Would you repeat the listing exactly but omit every picture?
++++++
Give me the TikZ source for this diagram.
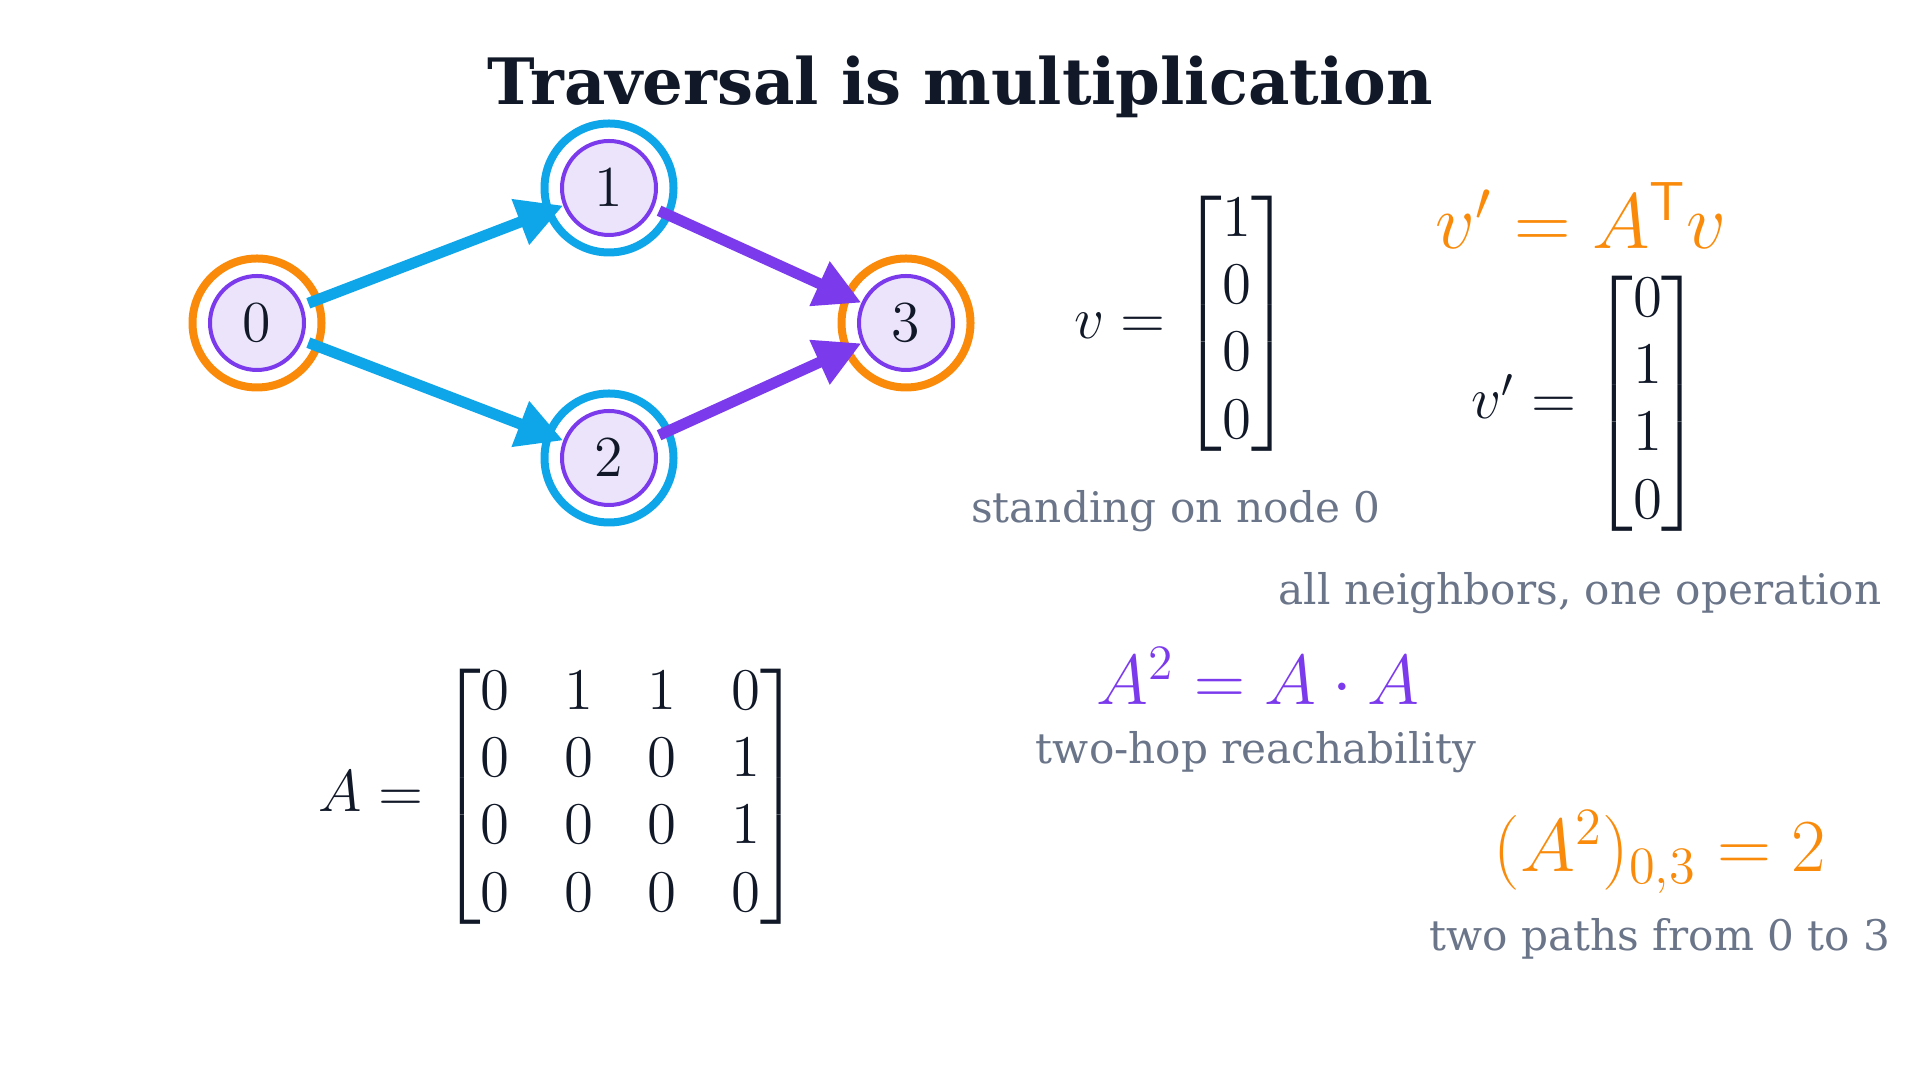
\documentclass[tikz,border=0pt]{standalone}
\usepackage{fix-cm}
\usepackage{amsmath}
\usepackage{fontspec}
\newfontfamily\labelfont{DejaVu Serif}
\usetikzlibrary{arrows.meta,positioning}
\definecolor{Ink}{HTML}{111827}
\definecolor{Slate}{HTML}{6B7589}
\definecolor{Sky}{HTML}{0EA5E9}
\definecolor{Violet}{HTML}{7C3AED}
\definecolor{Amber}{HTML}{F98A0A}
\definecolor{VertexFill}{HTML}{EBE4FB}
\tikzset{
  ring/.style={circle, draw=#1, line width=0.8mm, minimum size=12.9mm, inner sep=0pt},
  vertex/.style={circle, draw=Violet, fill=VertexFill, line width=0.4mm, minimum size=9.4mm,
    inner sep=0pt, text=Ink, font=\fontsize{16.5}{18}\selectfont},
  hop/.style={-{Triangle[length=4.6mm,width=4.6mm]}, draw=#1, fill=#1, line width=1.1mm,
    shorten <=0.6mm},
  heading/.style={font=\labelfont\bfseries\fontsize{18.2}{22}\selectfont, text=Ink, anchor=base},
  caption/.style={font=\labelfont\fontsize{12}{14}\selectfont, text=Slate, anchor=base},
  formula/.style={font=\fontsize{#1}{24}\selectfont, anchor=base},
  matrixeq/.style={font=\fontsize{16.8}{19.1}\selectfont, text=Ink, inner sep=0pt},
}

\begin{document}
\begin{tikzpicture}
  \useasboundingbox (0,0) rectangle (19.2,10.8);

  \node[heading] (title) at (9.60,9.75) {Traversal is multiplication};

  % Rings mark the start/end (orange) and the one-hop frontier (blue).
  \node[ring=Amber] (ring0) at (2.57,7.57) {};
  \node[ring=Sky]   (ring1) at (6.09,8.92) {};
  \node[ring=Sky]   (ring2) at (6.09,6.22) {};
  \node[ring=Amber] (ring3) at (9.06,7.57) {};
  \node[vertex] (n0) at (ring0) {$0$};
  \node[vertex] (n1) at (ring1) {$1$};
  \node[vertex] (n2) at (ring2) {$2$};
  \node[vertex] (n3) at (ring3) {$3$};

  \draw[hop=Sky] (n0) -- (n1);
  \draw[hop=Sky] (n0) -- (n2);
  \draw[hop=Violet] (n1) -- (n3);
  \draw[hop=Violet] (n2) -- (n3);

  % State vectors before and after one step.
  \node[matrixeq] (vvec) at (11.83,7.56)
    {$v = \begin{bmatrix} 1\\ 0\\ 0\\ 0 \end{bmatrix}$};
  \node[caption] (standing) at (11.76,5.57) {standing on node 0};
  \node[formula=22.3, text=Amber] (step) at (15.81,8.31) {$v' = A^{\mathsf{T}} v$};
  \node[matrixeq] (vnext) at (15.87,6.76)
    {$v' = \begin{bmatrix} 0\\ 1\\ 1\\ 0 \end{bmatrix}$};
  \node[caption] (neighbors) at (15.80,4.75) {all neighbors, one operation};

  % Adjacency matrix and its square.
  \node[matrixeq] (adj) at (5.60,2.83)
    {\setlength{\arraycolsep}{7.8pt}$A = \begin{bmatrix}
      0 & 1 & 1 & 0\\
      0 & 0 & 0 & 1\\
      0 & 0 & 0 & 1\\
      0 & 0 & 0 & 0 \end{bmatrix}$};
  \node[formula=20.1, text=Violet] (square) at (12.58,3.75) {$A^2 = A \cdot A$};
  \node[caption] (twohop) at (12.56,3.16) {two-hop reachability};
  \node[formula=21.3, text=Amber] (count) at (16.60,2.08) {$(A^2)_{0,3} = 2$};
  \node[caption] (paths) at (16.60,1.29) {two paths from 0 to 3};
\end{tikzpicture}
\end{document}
++++++
[Output for this exercise]
Give me the TikZ source for this diagram.
\documentclass[tikz,border=0pt]{standalone}
\usepackage{fix-cm}
\usepackage{amsmath}
\usepackage{fontspec}
\newfontfamily\labelfont{DejaVu Serif}
\usetikzlibrary{arrows.meta,positioning}
\definecolor{Ink}{HTML}{111827}
\definecolor{Slate}{HTML}{6B7589}
\definecolor{Sky}{HTML}{0EA5E9}
\definecolor{Violet}{HTML}{7C3AED}
\definecolor{Amber}{HTML}{F98A0A}
\definecolor{VertexFill}{HTML}{EBE4FB}
\tikzset{
  ring/.style={circle, draw=#1, line width=0.8mm, minimum size=12.9mm, inner sep=0pt},
  vertex/.style={circle, draw=Violet, fill=VertexFill, line width=0.4mm, minimum size=9.4mm,
    inner sep=0pt, text=Ink, font=\fontsize{16.5}{18}\selectfont},
  hop/.style={-{Triangle[length=4.6mm,width=4.6mm]}, draw=#1, fill=#1, line width=1.1mm,
    shorten <=0.6mm},
  heading/.style={font=\labelfont\bfseries\fontsize{18.2}{22}\selectfont, text=Ink, anchor=base},
  caption/.style={font=\labelfont\fontsize{12}{14}\selectfont, text=Slate, anchor=base},
  formula/.style={font=\fontsize{#1}{24}\selectfont, anchor=base},
  matrixeq/.style={font=\fontsize{16.8}{19.1}\selectfont, text=Ink, inner sep=0pt},
}

\begin{document}
\begin{tikzpicture}
  \useasboundingbox (0,0) rectangle (19.2,10.8);

  \node[heading] (title) at (9.60,9.75) {Traversal is multiplication};

  % Rings mark the start/end (orange) and the one-hop frontier (blue).
  \node[ring=Amber] (ring0) at (2.57,7.57) {};
  \node[ring=Sky]   (ring1) at (6.09,8.92) {};
  \node[ring=Sky]   (ring2) at (6.09,6.22) {};
  \node[ring=Amber] (ring3) at (9.06,7.57) {};
  \node[vertex] (n0) at (ring0) {$0$};
  \node[vertex] (n1) at (ring1) {$1$};
  \node[vertex] (n2) at (ring2) {$2$};
  \node[vertex] (n3) at (ring3) {$3$};

  \draw[hop=Sky] (n0) -- (n1);
  \draw[hop=Sky] (n0) -- (n2);
  \draw[hop=Violet] (n1) -- (n3);
  \draw[hop=Violet] (n2) -- (n3);

  % State vectors before and after one step.
  \node[matrixeq] (vvec) at (11.83,7.56)
    {$v = \begin{bmatrix} 1\\ 0\\ 0\\ 0 \end{bmatrix}$};
  \node[caption] (standing) at (11.76,5.57) {standing on node 0};
  \node[formula=22.3, text=Amber] (step) at (15.81,8.31) {$v' = A^{\mathsf{T}} v$};
  \node[matrixeq] (vnext) at (15.87,6.76)
    {$v' = \begin{bmatrix} 0\\ 1\\ 1\\ 0 \end{bmatrix}$};
  \node[caption] (neighbors) at (15.80,4.75) {all neighbors, one operation};

  % Adjacency matrix and its square.
  \node[matrixeq] (adj) at (5.60,2.83)
    {\setlength{\arraycolsep}{7.8pt}$A = \begin{bmatrix}
      0 & 1 & 1 & 0\\
      0 & 0 & 0 & 1\\
      0 & 0 & 0 & 1\\
      0 & 0 & 0 & 0 \end{bmatrix}$};
  \node[formula=20.1, text=Violet] (square) at (12.58,3.75) {$A^2 = A \cdot A$};
  \node[caption] (twohop) at (12.56,3.16) {two-hop reachability};
  \node[formula=21.3, text=Amber] (count) at (16.60,2.08) {$(A^2)_{0,3} = 2$};
  \node[caption] (paths) at (16.60,1.29) {two paths from 0 to 3};
\end{tikzpicture}
\end{document}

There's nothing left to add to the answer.